# Help with costume for baby



## spideranne (Jul 17, 2006)

So my niece will be 8 mos. old for Halloween, and as her crazy Halloween Aunt I have committed to making her a spider costume. Being me, I won't go buy something pre-made from the store. I'm pretty sure I know how I'm going to piece it together but I wanted to start out with one of those footy pajama things in black as a base to add too. Problem is, I can't find one in black or honestly any solid dark color. Apparently black is not a popular color for babies. So anyone know of someplace I can find something like that? 

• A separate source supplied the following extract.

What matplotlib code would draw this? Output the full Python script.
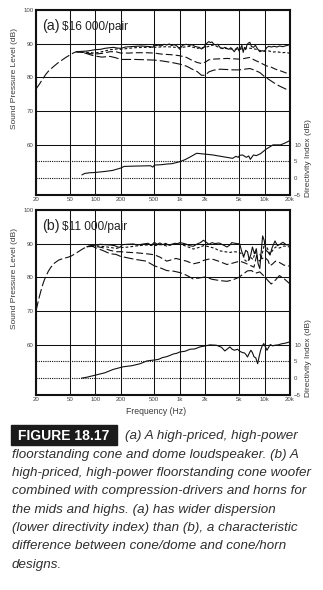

I've checked all the normal baby chain stores and online I've searched for pj's, sleep & plays, and onesies (but those don't have legs apparently). As I don't have kids, I'm lost as to how to proceed. Help!


----------



## DarkLore (Jan 25, 2009)

Have you considered fabric dye?

Personally, I'd go to a McCall's sewing pattern. Or I'd use black children's thermal wear. Like long johns. It should be comfortable for N. Texas climate at that time. And if it's chilly...she can wear a coat or something.

Start with this....










Then I'd make some long sock-type tubes, etc....etc.

Black Thermal Wear


----------



## spideranne (Jul 17, 2006)

I did think about dye and that is a possibilty. I just didn't realize it would be this hard to find black baby clothing. The thermals are a good idea, but so far no luck finding baby sizes.


----------



## DarkLore (Jan 25, 2009)

spideranne said:


> I did think about dye and that is a possibilty. I just didn't realize it would be this hard to find black baby clothing. The thermals are a good idea, but so far no luck finding baby sizes.


How about this place? They even have a halloween writing contest.RustyBumperWorld

When I google black baby clothes, I get lots of links popping up.


----------



## joker (Sep 25, 2007)

Hahaha my son was a spider for his first Halloween (at 10 mos). I still have the costume somewhere. I'm sure he wouldn't mind loaning it out for your niece to use.


----------